Flash sobre el Evangelio del Domingo XXV del Tiempo Ordinario

Del evangelio que hoy hemos escuchado (Mc 9, 30-37) me ha llamado la atención la actitud de los discípulos ante el anuncio que Jesús hizo de su cercana muerte y resurrección. El evangelista subraya que no le entendieron cuando, por segunda vez en pocos días, les anunció que sería entregado a la violencia de los hombres. Pero ahora ni le contradijeron, como hizo Pedro ante el primer anuncio, ni se atrevieron a preguntarle. Ya sé de qué hablar con Jesús…

– Hoy me vas a aclarar el modo de proceder de tus discípulos -le he dicho nada más vernos-.

– ¿Cuánta prisa tienes, que ni siquiera saludas? Buenos días y feliz domingo -me ha dicho por respuesta, mientras yo trataba de excusar mis prisas y ocupábamos una mesa vacía-.

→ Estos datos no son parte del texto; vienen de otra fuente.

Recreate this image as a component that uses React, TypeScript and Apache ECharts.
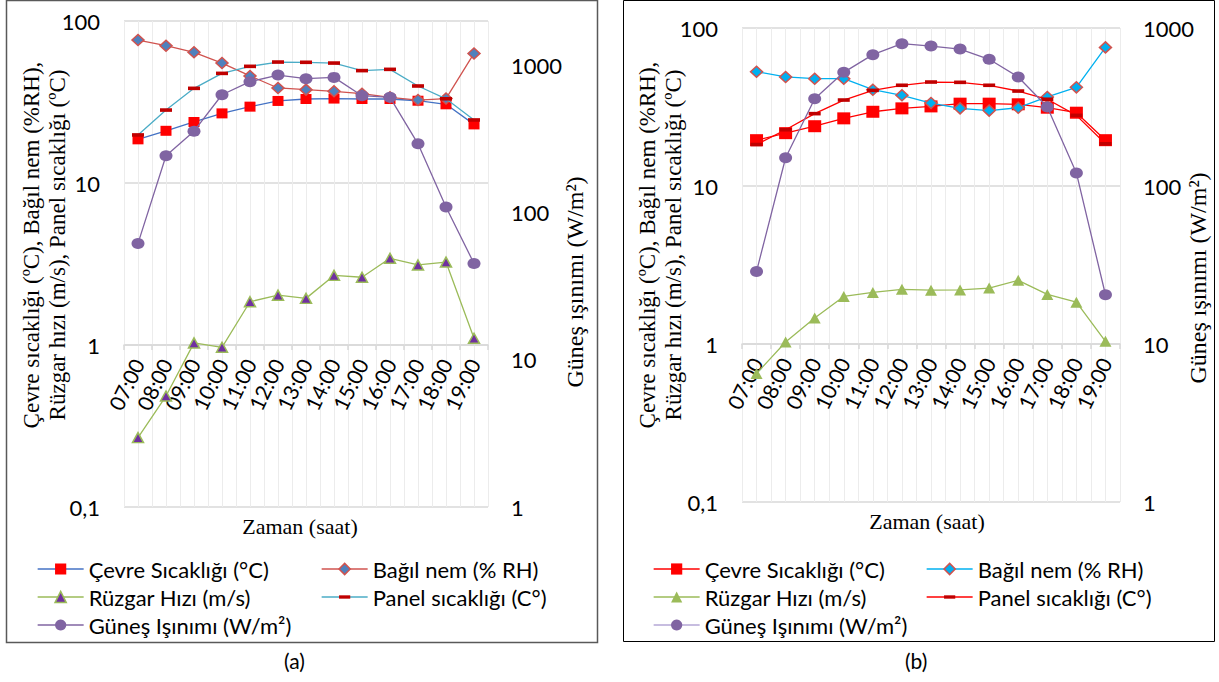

– Perdona mi atolondramiento. Es que he quedado tocado por dos frases de Marcos, el evangelista que relata los acontecimientos con menos remilgos. Escribió que tus discípulos «no entendían» cuando por segunda vez les dijiste que morirías a manos de los hombres, y, además, que les «daba miedo preguntarte» por ello. No comprendo bien esa reticencia de tus discípulos.

– No les comprendes porque no estás en su pellejo -me ha dicho sonriendo con complicidad, mientras cogía la taza de café y degustaba el primer sorbo-. En primer lugar, ellos quedaron aturdidos porque no entraba en sus cálculos la imagen de un Mesías humillado. Recuerda lo que hablamos el domingo pasado. Y, además, me atrevo a decirte que casi preferían no conocer la verdad sobre el Mesías, pues sospechaban que tendrían que cambiar sus expectativas. Por eso les daba miedo preguntarme.

– Pero esto deja mal parado a aquel grupo que te acompañaba y que tú mismo habías elegido. Resultan ser más rastreros e interesados de lo que imaginamos. Siempre les ponemos un aura de bondad y generosidad que no casa con lo que dices… -he replicado-.

– Amigo -me ha dicho con la serenidad del propietario de la viña, cuando le protestó un jornalero porque fue generoso con los que llegaron a trabajar más tarde que él-, no te metas con ellos, porque todos estáis hechos de la misma pasta. ¿O es que tú y otros cristianos actuales no desbarráis a la hora aceptarme como Mesías? ¿No preferís vuestro bienestar y el de la Iglesia a servir a los pobres, cosa que siempre produce dolor de cabeza y en el alma?

– ¡Tienes razón! -he reconocido avergonzado-. Siempre olvido que la conversión forma parte del seguimiento de tu persona. No basta con entrar en Jerusalén gritando: ¡Hosana al Hijo de David! Hay que ser capaces también de estar al pie de la cruz confesando: «Verdaderamente este hombre era Hijo de Dios». Y de esto sólo fueron capaces tu madre, un discípulo y tres o cuatro mujeres… Bueno, y un centurión romano que dijo esas palabras; se me olvidaba…

– Y muchos otros que, a partir de entonces, me habéis reconocido contra viento y marea -ha puntualizado con talante comprensivo-. No olvides lo que has dicho sobre la necesidad de conversión; ésta llega siempre, si dejáis una puerta abierta a mi Espíritu.

– Tendré que escribir un papel con tus palabras: «Quien quiera ser el primero, que sea el último de todos y el servidor de todos» para tenerlo ante mis ojos -he dicho en son de paz-.

– Sin olvidar el abrazo que di a un niño diciendo: «El que acoge a un niño en mi nombre, me acoge a mí». En aquella tierra, a los niños no les daban la importancia que tienen entre vosotros; eran el símbolo de lo insignificante. Amigo, no olvides que se es grande cuando se hace sitio a quienes no se les reconoce su grandeza… -ha dicho con tono de despedida-.

Así que hemos pagado y hemos quedado: ¡Hasta el domingo que viene, si Dios quiere!